Transcribe the lines below verbatim, skipping the images.

- Recorded information:
┄┄┄┄┄┄┄┄┄┄┄┄┄┄┄┄┄┄┄┄

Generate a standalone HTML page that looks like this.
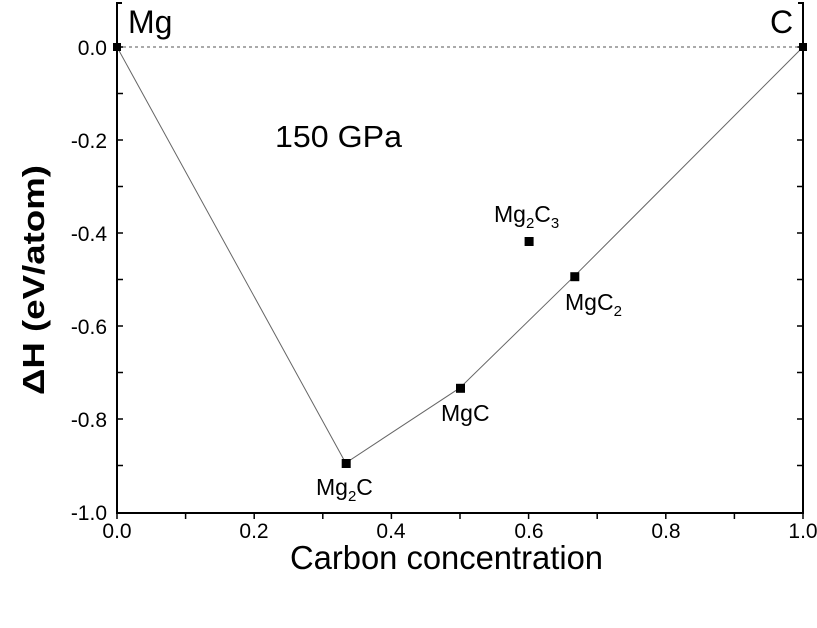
<!DOCTYPE html><html><head><style>body{margin:0;background:#fff}svg{display:block}text{font-family:"Liberation Sans",Arial,sans-serif;fill:#000}</style></head><body>
<svg width="817" height="628" viewBox="0 0 817 628">
<g stroke="#000" stroke-width="2" fill="none">
<path d="M122,3H117V513H803V3H798"/>
</g>
<g stroke="#000" stroke-width="1.5">
<path d="M117,47h6M117,93.5h6M117,140h6M117,186.5h6M117,233h6M117,279.5h6M117,326h6M117,372.5h6M117,419h6M117,465.5h6"/>
<path d="M803,47h-6M803,93.5h-6M803,140h-6M803,186.5h-6M803,233h-6M803,279.5h-6M803,326h-6M803,372.5h-6M803,419h-6M803,465.5h-6"/>
<path d="M117,513v6M185.6,513v6M254.2,513v6M322.8,513v6M391.4,513v6M460,513v6M528.6,513v6M597.2,513v6M665.8,513v6M734.4,513v6M803,513v6"/>
</g>
<line x1="117" y1="47" x2="803" y2="47" stroke="#555" stroke-width="1" stroke-dasharray="3,3"/>
<polyline points="117,47 345.7,463 460,387.8 574.3,276.2 803,47" fill="none" stroke="#666" stroke-width="1"/>
<g fill="#000">
<rect x="113" y="43" width="8" height="8"/><rect x="341.7" y="459" width="9" height="9"/><rect x="456" y="383.8" width="9" height="9"/><rect x="570.3" y="272.2" width="9" height="9"/><rect x="524.6" y="237" width="9" height="9"/><rect x="799" y="43" width="8" height="8"/>
</g>
<g font-size="21" text-anchor="end">
<text x="107" y="55">0.0</text><text x="107" y="148">-0.2</text><text x="107" y="241">-0.4</text><text x="107" y="334">-0.6</text><text x="107" y="427">-0.8</text><text x="107" y="520">-1.0</text>
</g>
<g font-size="21" text-anchor="middle">
<text x="117" y="538">0.0</text><text x="254" y="538">0.2</text><text x="391" y="538">0.4</text><text x="529" y="538">0.6</text><text x="666" y="538">0.8</text><text x="803" y="538">1.0</text>
</g>
<text x="290" y="569" font-size="33" textLength="313" lengthAdjust="spacingAndGlyphs">Carbon concentration</text>
<text transform="translate(44,395) rotate(-90)" font-size="31" font-weight="bold" textLength="230" lengthAdjust="spacingAndGlyphs">ΔH (eV/atom)</text>
<text x="128" y="33" font-size="32">Mg</text>
<text x="770" y="33" font-size="32">C</text>
<text x="275" y="147" font-size="31" textLength="127" lengthAdjust="spacingAndGlyphs">150 GPa</text>
<g font-size="23">
<text x="316" y="495">Mg<tspan font-size="15" dy="6">2</tspan><tspan dy="-6">C</tspan></text>
<text x="441" y="421">MgC</text>
<text x="565" y="310">MgC<tspan font-size="15" dy="6">2</tspan></text>
<text x="494" y="222">Mg<tspan font-size="15" dy="6">2</tspan><tspan dy="-6">C</tspan><tspan font-size="15" dy="6">3</tspan></text>
</g>
</svg></body></html>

┄┄┄┄┄┄┄┄┄┄┄┄┄┄┄┄┄┄┄┄

- Task result:
Generate a standalone HTML page that looks like this.
<!DOCTYPE html><html><head><style>body{margin:0;background:#fff}svg{display:block}text{font-family:"Liberation Sans",Arial,sans-serif;fill:#000}</style></head><body>
<svg width="817" height="628" viewBox="0 0 817 628">
<g stroke="#000" stroke-width="2" fill="none">
<path d="M122,3H117V513H803V3H798"/>
</g>
<g stroke="#000" stroke-width="1.5">
<path d="M117,47h6M117,93.5h6M117,140h6M117,186.5h6M117,233h6M117,279.5h6M117,326h6M117,372.5h6M117,419h6M117,465.5h6"/>
<path d="M803,47h-6M803,93.5h-6M803,140h-6M803,186.5h-6M803,233h-6M803,279.5h-6M803,326h-6M803,372.5h-6M803,419h-6M803,465.5h-6"/>
<path d="M117,513v6M185.6,513v6M254.2,513v6M322.8,513v6M391.4,513v6M460,513v6M528.6,513v6M597.2,513v6M665.8,513v6M734.4,513v6M803,513v6"/>
</g>
<line x1="117" y1="47" x2="803" y2="47" stroke="#555" stroke-width="1" stroke-dasharray="3,3"/>
<polyline points="117,47 345.7,463 460,387.8 574.3,276.2 803,47" fill="none" stroke="#666" stroke-width="1"/>
<g fill="#000">
<rect x="113" y="43" width="8" height="8"/><rect x="341.7" y="459" width="9" height="9"/><rect x="456" y="383.8" width="9" height="9"/><rect x="570.3" y="272.2" width="9" height="9"/><rect x="524.6" y="237" width="9" height="9"/><rect x="799" y="43" width="8" height="8"/>
</g>
<g font-size="21" text-anchor="end">
<text x="107" y="55">0.0</text><text x="107" y="148">-0.2</text><text x="107" y="241">-0.4</text><text x="107" y="334">-0.6</text><text x="107" y="427">-0.8</text><text x="107" y="520">-1.0</text>
</g>
<g font-size="21" text-anchor="middle">
<text x="117" y="538">0.0</text><text x="254" y="538">0.2</text><text x="391" y="538">0.4</text><text x="529" y="538">0.6</text><text x="666" y="538">0.8</text><text x="803" y="538">1.0</text>
</g>
<text x="290" y="569" font-size="33" textLength="313" lengthAdjust="spacingAndGlyphs">Carbon concentration</text>
<text transform="translate(44,395) rotate(-90)" font-size="31" font-weight="bold" textLength="230" lengthAdjust="spacingAndGlyphs">ΔH (eV/atom)</text>
<text x="128" y="33" font-size="32">Mg</text>
<text x="770" y="33" font-size="32">C</text>
<text x="275" y="147" font-size="31" textLength="127" lengthAdjust="spacingAndGlyphs">150 GPa</text>
<g font-size="23">
<text x="316" y="495">Mg<tspan font-size="15" dy="6">2</tspan><tspan dy="-6">C</tspan></text>
<text x="441" y="421">MgC</text>
<text x="565" y="310">MgC<tspan font-size="15" dy="6">2</tspan></text>
<text x="494" y="222">Mg<tspan font-size="15" dy="6">2</tspan><tspan dy="-6">C</tspan><tspan font-size="15" dy="6">3</tspan></text>
</g>
</svg></body></html>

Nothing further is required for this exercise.